Retriever Legend's blog

散歩好き、本好き、惰眠好き、犬大好きの彼(旦那)の戯言を僕が代弁します。

これは文字です

2012-01-11 07:13:01 | 読書ノート
文芸評論家の斎藤美奈子が、「叔父が文字という仕掛けに頭がクラクラ」と評した(「回顧2011・文学」2011.12.23朝日) 円城塔の『これはペンです』が入荷。

文芸評論家の「頭がクラクラ」する小説に、文芸評論家と称される質と単純な好奇心から、久々に小説を読む気になり大晦日に注文し今日手にしました。

結構楽しく読めました。
最初の一行が「叔父は文字だ。文字通り。」ですから、悶絶ものです。

文章自動生成装置を発明した叔父と姪とのメールのやり取りの物語で、文字と事実存在が巧妙に織り込まれ、読み流すことも読み込むこともできる質です。

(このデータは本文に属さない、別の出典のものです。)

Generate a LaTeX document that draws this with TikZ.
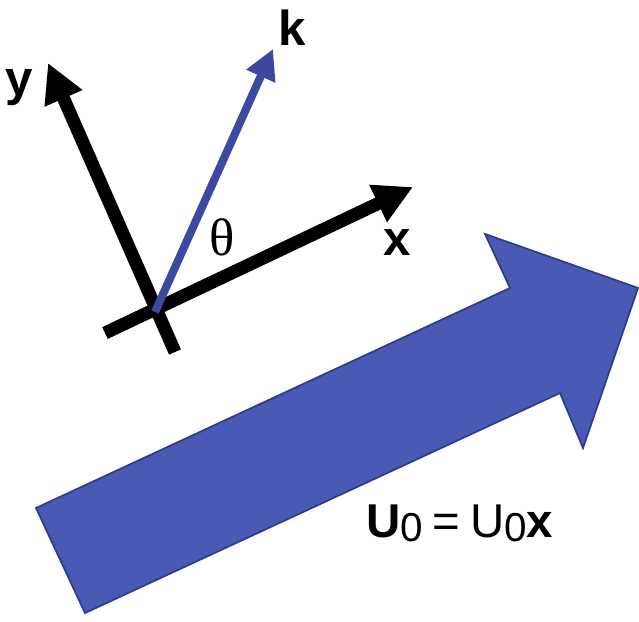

当ブログでも触れました「ソカール事件」やら、チョムスキー(生成文法)、 ハイゼンベルク(不確定性原理)等の名前が出てきており、構造主義的なプローチが試みられているとも読めます。

理工系、ポストモダン、言語等の素養がなければ、何が書かれているのか分からない、また最初の一行が何故悶絶なのか分からない苦痛の読書になると思います。

ただ、書かれている事柄の次のフェーズもそうですが、その糸口についても書かれていませんので、過大な期待は肩透かしを食らいます。

文芸評論家が「頭がクラクラ」するのも分かります。



「これはペンです」(円城塔 新潮社)

同書にはもう一遍『良い夜を持っている』が収録されています。
最初の一行が「目覚めると、今日もわたしだ。」です。

この一行も悶絶ものです、これからゆっくりと読みます。